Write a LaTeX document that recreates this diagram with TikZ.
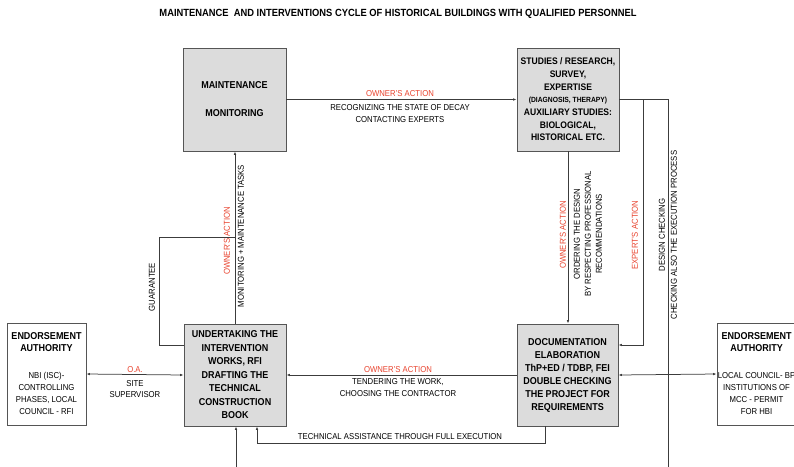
\documentclass[tikz,border=0pt]{standalone}
\usepackage{fontspec}
\setmainfont{Liberation Sans}[FakeStretch=0.9]
\usetikzlibrary{arrows.meta,calc}
\definecolor{boxgray}{HTML}{DCDCDC}
\definecolor{edgegray}{HTML}{555555}
\definecolor{linegray}{HTML}{3C3C3C}
\definecolor{actred}{HTML}{E8432E}
\newcommand\headfont{\bfseries\fontsize{10}{13}\selectfont}
\tikzset{
    >={Latex[length=3.5pt,width=2.6pt]},
    stage/.style={draw=edgegray, fill=boxgray, line width=0.9pt, align=center, inner sep=0pt,
        font=\bfseries\fontsize{10}{13.5}\selectfont},
    authority/.style={draw=edgegray, fill=white, line width=0.9pt, align=center, inner sep=0pt,
        minimum width=79, minimum height=102, font=\fontsize{8.6}{12}\selectfont},
    flow/.style={draw=linegray, line width=0.75pt},
    lbl/.style={inner sep=0pt, align=center, font=\fontsize{8.6}{11.5}\selectfont},
    act/.style={lbl, text=actred}
}
\begin{document}
\begin{tikzpicture}[x=1pt,y=-1pt]
    \useasboundingbox (0,0) rectangle (794,466);
    \node[font=\bfseries\fontsize{10.4}{12}\selectfont] (title) at (398,14)
        {MAINTENANCE\ \ AND INTERVENTIONS CYCLE OF HISTORICAL BUILDINGS WITH QUALIFIED PERSONNEL};
    % stages of the cycle
    \node[stage, minimum width=103, minimum height=103] (maint) at (234.5,99.5)
        {MAINTENANCE\\[14.5pt]MONITORING};
    \node[stage, minimum width=102, minimum height=103, font=\bfseries\fontsize{9.5}{12.7}\selectfont] (studies) at (568,99.5)
        {STUDIES / RESEARCH,\\SURVEY,\\EXPERTISE\\{\fontsize{7.5}{12.7}\selectfont (DIAGNOSIS, THERAPY)}\\AUXILIARY STUDIES:\\BIOLOGICAL,\\HISTORICAL ETC.};
    \node[stage, minimum width=102, minimum height=102] (works) at (235,375)
        {UNDERTAKING THE\\INTERVENTION\\WORKS, RFI\\DRAFTING THE\\TECHNICAL\\CONSTRUCTION\\BOOK};
    \node[stage, minimum width=101, minimum height=102, font=\bfseries\fontsize{10}{13}\selectfont] (docs) at (567.5,375)
        {DOCUMENTATION\\ELABORATION\\ThP+ED / TDBP, FEI\\DOUBLE CHECKING\\THE PROJECT FOR\\REQUIREMENTS};
    % endorsement authorities
    \node[authority] (leftauth) at (46.5,374)
        {{\headfont ENDORSEMENT}\\{\headfont AUTHORITY}\\[15pt]NBI (ISC)-\\CONTROLLING\\PHASES, LOCAL\\COUNCIL - RFI};
    \node[authority] (rightauth) at (756.5,374)
        {{\headfont ENDORSEMENT}\\{\headfont AUTHORITY}\\[15pt]LOCAL COUNCIL- BP\\INSTITUTIONS OF\\MCC - PERMIT\\FOR HBI};
    % free ends and corners
    \coordinate (expcorner) at (643,345);
    \coordinate (chkend) at (668,470);
    \coordinate (guar) at (159,237);
    \coordinate (assist) at (257,443);
    \coordinate (entry) at (236,470);
    % connectors
    \draw[flow,->] (maint.east) -- (studies.west);
    \draw[flow,->] (studies.south) -- (studies.south |- docs.north);
    \draw[flow,->] (studies.east) -| (expcorner) -- (expcorner -| docs.east);
    \draw[flow] (studies.east) -| (chkend);
    \draw[flow,->] (docs.west) -- (works.east);
    \draw[flow,<->] (leftauth.east) -- (works.west);
    \draw[flow,<->] (docs.east) -- (rightauth.west);
    \draw[flow,->] ($(docs.south)+(-22.5,0)$) |- (assist) -- (assist |- works.south);
    \draw[flow,->] (entry) -- (entry |- works.south);
    \draw[flow,->] (works.north) -- (works.north |- maint.south);
    \draw[flow] ($(works.north west)+(0,22)$) -| (guar) -- (guar -| works.north);
    % labels along the connectors
    \node[act] (oa1) at (400,94) {OWNER'S ACTION};
    \node[lbl] (decay) at (400,113.5) {RECOGNIZING THE STATE OF DECAY\\CONTACTING EXPERTS};
    \node[act, rotate=90] (oa2) at (563,235) {OWNER'S ACTION};
    \node[lbl, rotate=90, font=\fontsize{8.6}{11}\selectfont] (order) at (588,234)
        {ORDERING THE DESIGN\\BY RESPECTING PROFESSIONAL\\RECOMMENDATIONS};
    \node[act, rotate=90] (ea) at (635,235) {EXPERT'S ACTION};
    \node[lbl, rotate=90] (dcheck) at (662,235) {DESIGN CHECKING};
    \node[lbl, rotate=90] (echeck) at (674,235) {CHECKING ALSO THE EXECUTION PROCESS};
    \node[act] (oa3) at (398,370) {OWNER'S ACTION};
    \node[lbl] (tender) at (398,387.5) {TENDERING THE WORK,\\CHOOSING THE CONTRACTOR};
    \node[act] (oa4) at (135,370) {O.A.};
    \node[lbl] (super) at (135,389) {SITE\\SUPERVISOR};
    \node[lbl] (assistlbl) at (400,437) {TECHNICAL ASSISTANCE THROUGH FULL EXECUTION};
    \node[act, rotate=90] (oa5) at (227,241) {OWNER'S ACTION};
    \node[lbl, rotate=90] (tasks) at (241,236) {MONITORING + MAINTENANCE TASKS};
    \node[lbl, rotate=90] (guarlbl) at (152,287) {GUARANTEE};
\end{tikzpicture}
\end{document}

+ + + + + + +

* _WRITTEN TASK_
Transcribe the material exactly, keeping every word and none of the pictures.

* _FULL SOLUTION_
Write a LaTeX document that recreates this diagram with TikZ.
\documentclass[tikz,border=0pt]{standalone}
\usepackage{fontspec}
\setmainfont{Liberation Sans}[FakeStretch=0.9]
\usetikzlibrary{arrows.meta,calc}
\definecolor{boxgray}{HTML}{DCDCDC}
\definecolor{edgegray}{HTML}{555555}
\definecolor{linegray}{HTML}{3C3C3C}
\definecolor{actred}{HTML}{E8432E}
\newcommand\headfont{\bfseries\fontsize{10}{13}\selectfont}
\tikzset{
    >={Latex[length=3.5pt,width=2.6pt]},
    stage/.style={draw=edgegray, fill=boxgray, line width=0.9pt, align=center, inner sep=0pt,
        font=\bfseries\fontsize{10}{13.5}\selectfont},
    authority/.style={draw=edgegray, fill=white, line width=0.9pt, align=center, inner sep=0pt,
        minimum width=79, minimum height=102, font=\fontsize{8.6}{12}\selectfont},
    flow/.style={draw=linegray, line width=0.75pt},
    lbl/.style={inner sep=0pt, align=center, font=\fontsize{8.6}{11.5}\selectfont},
    act/.style={lbl, text=actred}
}
\begin{document}
\begin{tikzpicture}[x=1pt,y=-1pt]
    \useasboundingbox (0,0) rectangle (794,466);
    \node[font=\bfseries\fontsize{10.4}{12}\selectfont] (title) at (398,14)
        {MAINTENANCE\ \ AND INTERVENTIONS CYCLE OF HISTORICAL BUILDINGS WITH QUALIFIED PERSONNEL};
    % stages of the cycle
    \node[stage, minimum width=103, minimum height=103] (maint) at (234.5,99.5)
        {MAINTENANCE\\[14.5pt]MONITORING};
    \node[stage, minimum width=102, minimum height=103, font=\bfseries\fontsize{9.5}{12.7}\selectfont] (studies) at (568,99.5)
        {STUDIES / RESEARCH,\\SURVEY,\\EXPERTISE\\{\fontsize{7.5}{12.7}\selectfont (DIAGNOSIS, THERAPY)}\\AUXILIARY STUDIES:\\BIOLOGICAL,\\HISTORICAL ETC.};
    \node[stage, minimum width=102, minimum height=102] (works) at (235,375)
        {UNDERTAKING THE\\INTERVENTION\\WORKS, RFI\\DRAFTING THE\\TECHNICAL\\CONSTRUCTION\\BOOK};
    \node[stage, minimum width=101, minimum height=102, font=\bfseries\fontsize{10}{13}\selectfont] (docs) at (567.5,375)
        {DOCUMENTATION\\ELABORATION\\ThP+ED / TDBP, FEI\\DOUBLE CHECKING\\THE PROJECT FOR\\REQUIREMENTS};
    % endorsement authorities
    \node[authority] (leftauth) at (46.5,374)
        {{\headfont ENDORSEMENT}\\{\headfont AUTHORITY}\\[15pt]NBI (ISC)-\\CONTROLLING\\PHASES, LOCAL\\COUNCIL - RFI};
    \node[authority] (rightauth) at (756.5,374)
        {{\headfont ENDORSEMENT}\\{\headfont AUTHORITY}\\[15pt]LOCAL COUNCIL- BP\\INSTITUTIONS OF\\MCC - PERMIT\\FOR HBI};
    % free ends and corners
    \coordinate (expcorner) at (643,345);
    \coordinate (chkend) at (668,470);
    \coordinate (guar) at (159,237);
    \coordinate (assist) at (257,443);
    \coordinate (entry) at (236,470);
    % connectors
    \draw[flow,->] (maint.east) -- (studies.west);
    \draw[flow,->] (studies.south) -- (studies.south |- docs.north);
    \draw[flow,->] (studies.east) -| (expcorner) -- (expcorner -| docs.east);
    \draw[flow] (studies.east) -| (chkend);
    \draw[flow,->] (docs.west) -- (works.east);
    \draw[flow,<->] (leftauth.east) -- (works.west);
    \draw[flow,<->] (docs.east) -- (rightauth.west);
    \draw[flow,->] ($(docs.south)+(-22.5,0)$) |- (assist) -- (assist |- works.south);
    \draw[flow,->] (entry) -- (entry |- works.south);
    \draw[flow,->] (works.north) -- (works.north |- maint.south);
    \draw[flow] ($(works.north west)+(0,22)$) -| (guar) -- (guar -| works.north);
    % labels along the connectors
    \node[act] (oa1) at (400,94) {OWNER'S ACTION};
    \node[lbl] (decay) at (400,113.5) {RECOGNIZING THE STATE OF DECAY\\CONTACTING EXPERTS};
    \node[act, rotate=90] (oa2) at (563,235) {OWNER'S ACTION};
    \node[lbl, rotate=90, font=\fontsize{8.6}{11}\selectfont] (order) at (588,234)
        {ORDERING THE DESIGN\\BY RESPECTING PROFESSIONAL\\RECOMMENDATIONS};
    \node[act, rotate=90] (ea) at (635,235) {EXPERT'S ACTION};
    \node[lbl, rotate=90] (dcheck) at (662,235) {DESIGN CHECKING};
    \node[lbl, rotate=90] (echeck) at (674,235) {CHECKING ALSO THE EXECUTION PROCESS};
    \node[act] (oa3) at (398,370) {OWNER'S ACTION};
    \node[lbl] (tender) at (398,387.5) {TENDERING THE WORK,\\CHOOSING THE CONTRACTOR};
    \node[act] (oa4) at (135,370) {O.A.};
    \node[lbl] (super) at (135,389) {SITE\\SUPERVISOR};
    \node[lbl] (assistlbl) at (400,437) {TECHNICAL ASSISTANCE THROUGH FULL EXECUTION};
    \node[act, rotate=90] (oa5) at (227,241) {OWNER'S ACTION};
    \node[lbl, rotate=90] (tasks) at (241,236) {MONITORING + MAINTENANCE TASKS};
    \node[lbl, rotate=90] (guarlbl) at (152,287) {GUARANTEE};
\end{tikzpicture}
\end{document}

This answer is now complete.